Two representatives from AirPro Diagnostics led the Southern California Autobody Association (CAA) meeting on Wednesday, March 20 at The Phoenix Club in Anaheim, CA.
Michael Quinn, SVP of business development, and Frank LaViola, vice president of sales and marketing, flew in from out of state to discuss the importance of pre-scanning and post-scanning proper repairs to ensure customers and their families are safe once again and the vehicle will respond in any subsequent accident as the manufacturers engineered.
Quinn and LaViola gathered relevant information from AirPro customer surveys, Society of Collision Repair Specialists, Mike Anderson, Automotive Service Association, Mitchell and other sources for the presentation.
The speakers described their product as a true OEM-compliant, dealer-level remote scanning and calibration solution that is advanced driver assist systems (ADAS)-ready. It has been approved by Honda, General Motors and Subaru, with more OEMs in the process of signing on.

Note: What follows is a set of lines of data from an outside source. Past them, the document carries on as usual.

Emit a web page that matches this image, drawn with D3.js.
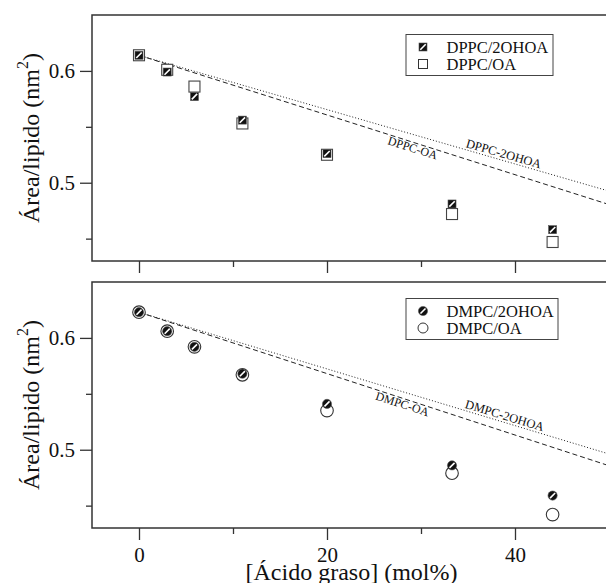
<!DOCTYPE html>
<html>
<head>
<meta charset="utf-8">
<script src="https://cdn.jsdelivr.net/npm/d3@7"></script>
<style>
  html, body { margin: 0; padding: 0; background: #fff; }
  svg { display: block; }
  text { font-family: "Liberation Serif", "Times New Roman", serif; fill: #111; }
</style>
</head>
<body>
<svg id="chart" width="606" height="583"></svg>
<script>
// ---- data ----
const xPct = [0, 3, 5.9, 11, 20, 33.3, 44];
const dppc2OHOA = [0.614, 0.599, 0.577, 0.556, 0.526, 0.481, 0.458];
const dppcOA    = [0.614, 0.601, 0.586, 0.553, 0.525, 0.472, 0.447];
const dmpc2OHOA = [0.623, 0.606, 0.592, 0.568, 0.541, 0.486, 0.459];
const dmpcOA    = [0.623, 0.606, 0.592, 0.567, 0.535, 0.479, 0.442];

const lineX = [0, 50];
const dppcOALine    = [0.614, 0.4805];
const dppc2OHOALine = [0.614, 0.4925];
const dmpcOALine    = [0.623, 0.4857];
const dmpc2OHOALine = [0.623, 0.4962];

const xMajorTicks = [0, 20, 40];
const xMinorTicks = [10, 30];
const yMajorTicks = [0.5, 0.6];
const yMinorTicks = [0.45, 0.55];

const xDomain = [-5, 50];
const yDomain = [0.43, 0.65];

const svg = d3.select("#chart");
const left = 92, right = 609;
const x = d3.scaleLinear().domain(xDomain).range([left, right]);

const panels = [
  { top: 15, bottom: 261, solid: dppc2OHOA, open: dppcOA, shape: "square",
    legend: ["DPPC/2OHOA", "DPPC/OA"], legY: 34.5,
    lines: [
      { vals: dppcOALine, dash: "5,3", label: "DPPC-OA", lx: 29.3, dy: 9.5, fs: 12 },
      { vals: dppc2OHOALine, dash: "1,2", label: "DPPC-2OHOA", lx: 38.6, dy: -2.5, fs: 12.5 }
    ], xLabels: false, clipId: "c1" },
  { top: 282, bottom: 528, solid: dmpc2OHOA, open: dmpcOA, shape: "circle",
    legend: ["DMPC/2OHOA", "DMPC/OA"], legY: 298.5,
    lines: [
      { vals: dmpcOALine, dash: "5,3", label: "DMPC-OA", lx: 28.2, dy: 9.5, fs: 12 },
      { vals: dmpc2OHOALine, dash: "1,2", label: "DMPC-2OHOA", lx: 38.7, dy: -2.5, fs: 12.5 }
    ], xLabels: true, clipId: "c2" }
];

const defs = svg.append("defs");

function drawSolid(g, shape, cx, cy, big) {
  if (shape === "square") {
    const s = big ? 8 : 8;
    g.append("rect").attr("x", cx - s/2).attr("y", cy - s/2).attr("width", s).attr("height", s)
      .attr("fill", "#111").attr("stroke", "#555").attr("stroke-width", 0.6);
    g.append("line").attr("x1", cx - s/2 + 1.3).attr("y1", cy + s/2 - 1.3)
      .attr("x2", cx + s/2 - 1.3).attr("y2", cy - s/2 + 1.3)
      .attr("stroke", "#fff").attr("stroke-width", 1.6);
  } else {
    const r = 4.6;
    g.append("circle").attr("cx", cx).attr("cy", cy).attr("r", r)
      .attr("fill", "#111").attr("stroke", "#555").attr("stroke-width", 0.6);
    g.append("line").attr("x1", cx - r*0.55).attr("y1", cy + r*0.55)
      .attr("x2", cx + r*0.55).attr("y2", cy - r*0.55)
      .attr("stroke", "#fff").attr("stroke-width", 1.6);
  }
}
function drawOpen(g, shape, cx, cy) {
  if (shape === "square") {
    const s = 11;
    g.append("rect").attr("x", cx - s/2).attr("y", cy - s/2).attr("width", s).attr("height", s)
      .attr("fill", "#fff").attr("stroke", "#444").attr("stroke-width", 1.1);
  } else {
    g.append("circle").attr("cx", cx).attr("cy", cy).attr("r", 6.3)
      .attr("fill", "#fff").attr("stroke", "#333").attr("stroke-width", 1.1);
  }
}

panels.forEach(p => {
  const y = d3.scaleLinear().domain(yDomain).range([p.bottom, p.top]);
  const g = svg.append("g");

  defs.append("clipPath").attr("id", p.clipId).append("rect")
    .attr("x", left).attr("y", p.top).attr("width", right - left).attr("height", p.bottom - p.top);

  // theoretical lines
  const lineGen = d3.line().x((d, i) => x(lineX[i])).y(d => y(d));
  p.lines.forEach(L => {
    g.append("path").datum(L.vals).attr("d", lineGen)
      .attr("clip-path", `url(#${p.clipId})`)
      .attr("fill", "none").attr("stroke", "#222").attr("stroke-width", 1)
      .attr("stroke-dasharray", L.dash);
    const ang = Math.atan2(y(L.vals[1]) - y(L.vals[0]), x(lineX[1]) - x(lineX[0])) * 180 / Math.PI;
    const ly = L.vals[0] + (L.vals[1] - L.vals[0]) * (L.lx - lineX[0]) / (lineX[1] - lineX[0]);
    g.append("text")
      .attr("transform", `translate(${x(L.lx)},${y(ly)}) rotate(${ang})`)
      .attr("text-anchor", "middle").attr("dy", L.dy)
      .attr("font-size", L.fs).text(L.label);
  });

  // data markers
  xPct.forEach((xv, i) => drawOpen(g, p.shape, x(xv), y(p.open[i])));
  xPct.forEach((xv, i) => drawSolid(g, p.shape, x(xv), y(p.solid[i])));

  // frame
  g.append("rect").attr("x", left).attr("y", p.top).attr("width", right - left)
    .attr("height", p.bottom - p.top).attr("fill", "none").attr("stroke", "#333").attr("stroke-width", 1.5);

  // y axis
  const yMaj = g.append("g").attr("transform", `translate(${left},0)`)
    .call(d3.axisLeft(y).tickValues(yMajorTicks).tickSize(12).tickPadding(5).tickFormat(d3.format(".1f")));
  const yMin = g.append("g").attr("transform", `translate(${left},0)`)
    .call(d3.axisLeft(y).tickValues(yMinorTicks).tickSize(6).tickFormat(""));
  // x axis
  const xMaj = g.append("g").attr("transform", `translate(0,${p.bottom})`)
    .call(d3.axisBottom(x).tickValues(xMajorTicks).tickSize(12).tickPadding(7)
      .tickFormat(p.xLabels ? d3.format("d") : ""));
  const xMin = g.append("g").attr("transform", `translate(0,${p.bottom})`)
    .call(d3.axisBottom(x).tickValues(xMinorTicks).tickSize(6).tickFormat(""));
  [yMaj, yMin, xMaj, xMin].forEach(a => {
    a.select(".domain").remove();
    a.selectAll("line").attr("stroke", "#333").attr("stroke-width", 1.3);
    a.selectAll("text").attr("font-family", "Liberation Serif, Times New Roman, serif")
      .attr("font-size", 21).attr("fill", "#222");
  });

  // y axis label
  const cy = (p.top + p.bottom) / 2;
  const yl = g.append("text").attr("transform", `translate(39,${cy}) rotate(-90)`)
    .attr("text-anchor", "middle").attr("font-size", 24).attr("fill", "#222");
  yl.append("tspan").text("Área/lipido (nm");
  yl.append("tspan").attr("font-size", 16).attr("dy", -11).text("2");
  yl.append("tspan").attr("dy", 11).text(")");

  // legend
  const lx0 = 406, lw = p.shape === "square" ? 147 : 152;
  const lg = g.append("g");
  lg.append("rect").attr("x", lx0).attr("y", p.legY).attr("width", lw).attr("height", 41)
    .attr("fill", "#fff").attr("stroke", "#444").attr("stroke-width", 1);
  const r1 = p.legY + 12.5, r2 = p.legY + 29.5;
  drawSolid(lg, p.shape, 423, r1);
  if (p.shape === "square") {
    lg.append("rect").attr("x", 423 - 4.5).attr("y", r2 - 4.5).attr("width", 9).attr("height", 9)
      .attr("fill", "#fff").attr("stroke", "#333").attr("stroke-width", 1);
  } else {
    lg.append("circle").attr("cx", 423).attr("cy", r2).attr("r", 5)
      .attr("fill", "#fff").attr("stroke", "#333").attr("stroke-width", 1);
  }
  lg.append("text").attr("x", 446.5).attr("y", r1 + 5.8).attr("font-size", 16.5).attr("fill", "#222").text(p.legend[0]);
  lg.append("text").attr("x", 446.5).attr("y", r2 + 5.8).attr("font-size", 16.5).attr("fill", "#222").text(p.legend[1]);
});

// x axis title
svg.append("text").attr("x", (left + right) / 2 + 1).attr("y", 580)
  .attr("text-anchor", "middle").attr("font-size", 24).attr("fill", "#222")
  .text("[Ácido graso] (mol%)");
</script>
</body>
</html>
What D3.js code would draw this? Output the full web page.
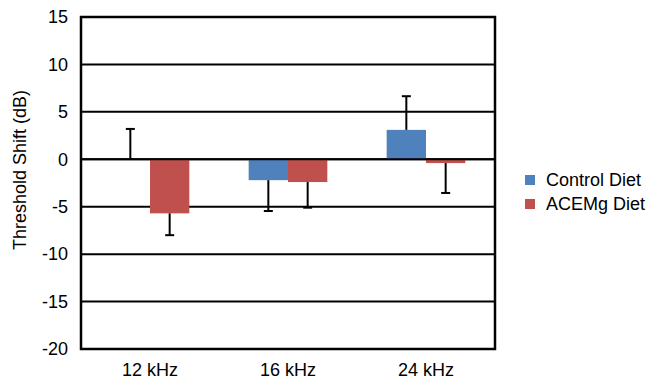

The meeting began with networking at 5:30 p.m., followed by dinner at 6:30 p.m. Speaker introductions, led by Melanie Allan, CAA SoCal president and Craftsman Collision VP of business development and sales, began around 7 p.m. Quinn took the podium first.
Quinn started his portion of the slideshow with statistics on the “Technical Tsunami” that has engulfed the collision repair industry.
According to Ward’s Auto, cited on Quinn’s first slide, ADAS and advanced electronics, such as rear cameras, rear parking sensors and lane departure warning systems, were installed in the majority of the 17 million vehicles manufactured in 2018.
It is necessary for body shops to scan because it is “simply not possible” for a vehicle to illuminate a warning light for all of these different systems and codes, stated Quinn.
Performing pre-scans and post-scans on every collision-damaged vehicle is a mandatory procedure for many OEMs, he added. However, less than 3 percent of body shops employ qualified OEM-trained diagnosticians. And not just any scan tool will do: 92 percent of tools sold today do not cover all 2019 model vehicles, according to Quinn.
“Recent court decisions have held collision shops liable for the processes, parts and procedures they use during the course of damage repair,” said Quinn. “An improper repair can come back to haunt a shop years later, like with the Honda Fit [John Eagle Collision case].”